[AIM]: Your task is to output the data exactly as it stands.

[RECORDS PROVIDED]:
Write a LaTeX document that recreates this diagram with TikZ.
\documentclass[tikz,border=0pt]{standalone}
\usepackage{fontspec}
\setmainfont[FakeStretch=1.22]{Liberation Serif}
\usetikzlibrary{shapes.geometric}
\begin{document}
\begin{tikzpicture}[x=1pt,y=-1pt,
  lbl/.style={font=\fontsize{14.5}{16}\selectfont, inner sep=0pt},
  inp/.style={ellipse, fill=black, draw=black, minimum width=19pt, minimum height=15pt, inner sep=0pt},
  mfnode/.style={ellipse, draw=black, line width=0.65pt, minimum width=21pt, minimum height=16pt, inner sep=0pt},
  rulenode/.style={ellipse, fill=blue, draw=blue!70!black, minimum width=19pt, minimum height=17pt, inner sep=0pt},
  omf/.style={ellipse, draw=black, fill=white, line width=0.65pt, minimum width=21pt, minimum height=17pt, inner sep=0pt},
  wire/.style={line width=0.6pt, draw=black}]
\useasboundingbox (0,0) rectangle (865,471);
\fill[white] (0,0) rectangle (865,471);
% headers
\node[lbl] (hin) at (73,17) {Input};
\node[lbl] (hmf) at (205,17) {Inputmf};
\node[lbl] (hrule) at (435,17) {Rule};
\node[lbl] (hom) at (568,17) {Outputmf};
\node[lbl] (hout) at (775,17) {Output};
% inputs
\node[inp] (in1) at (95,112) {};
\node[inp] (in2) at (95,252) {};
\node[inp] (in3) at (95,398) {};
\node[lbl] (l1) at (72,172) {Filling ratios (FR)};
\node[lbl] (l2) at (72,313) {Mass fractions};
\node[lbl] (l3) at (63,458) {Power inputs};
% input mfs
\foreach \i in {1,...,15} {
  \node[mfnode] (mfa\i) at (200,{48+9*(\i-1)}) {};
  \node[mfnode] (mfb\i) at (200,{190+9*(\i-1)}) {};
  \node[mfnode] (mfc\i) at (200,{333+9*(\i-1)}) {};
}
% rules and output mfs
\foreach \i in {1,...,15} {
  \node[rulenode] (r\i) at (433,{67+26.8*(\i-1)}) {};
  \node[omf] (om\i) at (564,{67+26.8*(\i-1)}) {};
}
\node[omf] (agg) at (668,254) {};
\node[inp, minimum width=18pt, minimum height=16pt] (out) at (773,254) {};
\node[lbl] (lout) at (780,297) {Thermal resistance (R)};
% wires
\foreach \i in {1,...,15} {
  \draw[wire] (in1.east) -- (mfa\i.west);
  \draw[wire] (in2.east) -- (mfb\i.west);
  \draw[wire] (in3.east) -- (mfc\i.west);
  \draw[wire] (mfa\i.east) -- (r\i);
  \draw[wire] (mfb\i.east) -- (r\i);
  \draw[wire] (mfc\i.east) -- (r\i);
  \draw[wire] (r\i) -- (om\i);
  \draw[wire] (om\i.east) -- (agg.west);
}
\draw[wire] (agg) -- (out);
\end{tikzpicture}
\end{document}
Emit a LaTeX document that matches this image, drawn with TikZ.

[OUTPUT OF THE TASK]:
Write a LaTeX document that recreates this diagram with TikZ.
\documentclass[tikz,border=0pt]{standalone}
\usepackage{fontspec}
\setmainfont[FakeStretch=1.22]{Liberation Serif}
\usetikzlibrary{shapes.geometric}
\begin{document}
\begin{tikzpicture}[x=1pt,y=-1pt,
  lbl/.style={font=\fontsize{14.5}{16}\selectfont, inner sep=0pt},
  inp/.style={ellipse, fill=black, draw=black, minimum width=19pt, minimum height=15pt, inner sep=0pt},
  mfnode/.style={ellipse, draw=black, line width=0.65pt, minimum width=21pt, minimum height=16pt, inner sep=0pt},
  rulenode/.style={ellipse, fill=blue, draw=blue!70!black, minimum width=19pt, minimum height=17pt, inner sep=0pt},
  omf/.style={ellipse, draw=black, fill=white, line width=0.65pt, minimum width=21pt, minimum height=17pt, inner sep=0pt},
  wire/.style={line width=0.6pt, draw=black}]
\useasboundingbox (0,0) rectangle (865,471);
\fill[white] (0,0) rectangle (865,471);
% headers
\node[lbl] (hin) at (73,17) {Input};
\node[lbl] (hmf) at (205,17) {Inputmf};
\node[lbl] (hrule) at (435,17) {Rule};
\node[lbl] (hom) at (568,17) {Outputmf};
\node[lbl] (hout) at (775,17) {Output};
% inputs
\node[inp] (in1) at (95,112) {};
\node[inp] (in2) at (95,252) {};
\node[inp] (in3) at (95,398) {};
\node[lbl] (l1) at (72,172) {Filling ratios (FR)};
\node[lbl] (l2) at (72,313) {Mass fractions};
\node[lbl] (l3) at (63,458) {Power inputs};
% input mfs
\foreach \i in {1,...,15} {
  \node[mfnode] (mfa\i) at (200,{48+9*(\i-1)}) {};
  \node[mfnode] (mfb\i) at (200,{190+9*(\i-1)}) {};
  \node[mfnode] (mfc\i) at (200,{333+9*(\i-1)}) {};
}
% rules and output mfs
\foreach \i in {1,...,15} {
  \node[rulenode] (r\i) at (433,{67+26.8*(\i-1)}) {};
  \node[omf] (om\i) at (564,{67+26.8*(\i-1)}) {};
}
\node[omf] (agg) at (668,254) {};
\node[inp, minimum width=18pt, minimum height=16pt] (out) at (773,254) {};
\node[lbl] (lout) at (780,297) {Thermal resistance (R)};
% wires
\foreach \i in {1,...,15} {
  \draw[wire] (in1.east) -- (mfa\i.west);
  \draw[wire] (in2.east) -- (mfb\i.west);
  \draw[wire] (in3.east) -- (mfc\i.west);
  \draw[wire] (mfa\i.east) -- (r\i);
  \draw[wire] (mfb\i.east) -- (r\i);
  \draw[wire] (mfc\i.east) -- (r\i);
  \draw[wire] (r\i) -- (om\i);
  \draw[wire] (om\i.east) -- (agg.west);
}
\draw[wire] (agg) -- (out);
\end{tikzpicture}
\end{document}
Emit a LaTeX document that matches this image, drawn with TikZ.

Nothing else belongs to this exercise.